The same goes for the Goerilla. I’m fast losing novelty value, so if I expect people to continue having patient conversations with me, I’d better get 3D fast. People don’t want to talk about their work all day. The art of staying put is quite different to the art of travelling and arriving. For a start if I’m not making bread I can at least make some salad. However, I have found something that is more interesting to people than my (lack of) bread-making. I have found a job.

I was tempted to go for a job picking veg, but I think that could lead to trouble and I’m told to be careful several times a day. So English teacher it is, only a few hours. It costs me nothing to share my ‘goerilla-ness’ in Thursday and it doesn’t cost them either. Languages are the currency of social mobility in Morocco. In all major cities middle class children go to bilingual or trilingual schools and have private tutoring and classes in the evenings, adults too if they want to. There is no after-school tutoring in my town, people with good language skills tend to socially move themselves elsewhere. So you could argue that I’m helping a process of westernisation and globalisation, which would be true. I might contribute to people understanding the terrible songs that are on the radio. However, this isn’t preaching in an untouched village, it’s sharing words with people who don’t want to pick Europe’s tomatoes forever.

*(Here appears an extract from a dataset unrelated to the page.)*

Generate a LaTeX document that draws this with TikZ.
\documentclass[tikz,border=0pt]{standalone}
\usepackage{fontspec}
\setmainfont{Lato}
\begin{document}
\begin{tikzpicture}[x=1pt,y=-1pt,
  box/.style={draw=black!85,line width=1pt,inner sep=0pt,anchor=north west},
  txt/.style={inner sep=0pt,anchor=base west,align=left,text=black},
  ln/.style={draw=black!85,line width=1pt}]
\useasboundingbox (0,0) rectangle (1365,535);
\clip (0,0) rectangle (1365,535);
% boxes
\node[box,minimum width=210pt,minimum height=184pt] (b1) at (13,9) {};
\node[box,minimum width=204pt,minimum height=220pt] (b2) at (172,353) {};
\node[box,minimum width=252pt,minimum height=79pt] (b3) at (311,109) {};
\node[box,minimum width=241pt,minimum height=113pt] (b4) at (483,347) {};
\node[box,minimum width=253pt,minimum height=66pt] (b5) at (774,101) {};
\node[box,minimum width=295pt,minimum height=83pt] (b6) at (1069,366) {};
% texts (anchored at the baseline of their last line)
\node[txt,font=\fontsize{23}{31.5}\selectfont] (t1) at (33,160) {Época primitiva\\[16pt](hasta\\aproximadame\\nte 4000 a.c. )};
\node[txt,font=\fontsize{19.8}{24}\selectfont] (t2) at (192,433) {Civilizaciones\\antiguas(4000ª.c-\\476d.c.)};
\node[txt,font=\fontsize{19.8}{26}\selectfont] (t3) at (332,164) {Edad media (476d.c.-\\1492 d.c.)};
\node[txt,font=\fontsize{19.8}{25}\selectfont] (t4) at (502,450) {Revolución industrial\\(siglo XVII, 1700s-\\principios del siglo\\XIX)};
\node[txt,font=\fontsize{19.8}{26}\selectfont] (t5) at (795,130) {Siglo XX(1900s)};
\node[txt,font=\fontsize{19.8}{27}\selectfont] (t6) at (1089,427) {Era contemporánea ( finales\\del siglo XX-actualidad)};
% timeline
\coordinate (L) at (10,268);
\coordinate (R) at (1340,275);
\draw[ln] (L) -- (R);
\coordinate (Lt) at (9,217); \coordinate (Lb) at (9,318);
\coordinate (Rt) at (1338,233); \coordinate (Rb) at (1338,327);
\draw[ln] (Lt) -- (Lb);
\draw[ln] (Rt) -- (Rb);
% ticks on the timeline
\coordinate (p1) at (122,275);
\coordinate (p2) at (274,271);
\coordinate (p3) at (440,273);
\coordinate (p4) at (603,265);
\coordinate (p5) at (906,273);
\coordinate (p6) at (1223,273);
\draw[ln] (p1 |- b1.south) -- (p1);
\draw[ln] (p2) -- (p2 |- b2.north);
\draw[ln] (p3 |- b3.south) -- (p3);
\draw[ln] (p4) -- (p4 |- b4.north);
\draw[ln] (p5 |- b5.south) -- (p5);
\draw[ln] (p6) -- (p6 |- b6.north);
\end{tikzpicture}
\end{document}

There’s one more thing about bread. It gets recycled. It’s the one thing. Other things might be re-used, if they are put in the bin and perhaps taken out again. Or more likely all the disposable stuff will just begin to blend in with the rubbish and rubble on the streets. So the bright pink yogurt pot will slowly fade as it’s trampled into the sandy ground. That’s not the case with bread. Bread is separated and saved. It has a detectable ecological cycle. The crusts and end are collected up, dried out in the sun, collected on a horse driven cart and taken to be eaten by the ‘bugra’ – the cow – as I was told my landlord, but I think the horse gets a bite too.

Conflict of interests: The writer admits to disliking yogurt, and enjoying her daily bread. Personal preferences may therefore have affected the analysis above.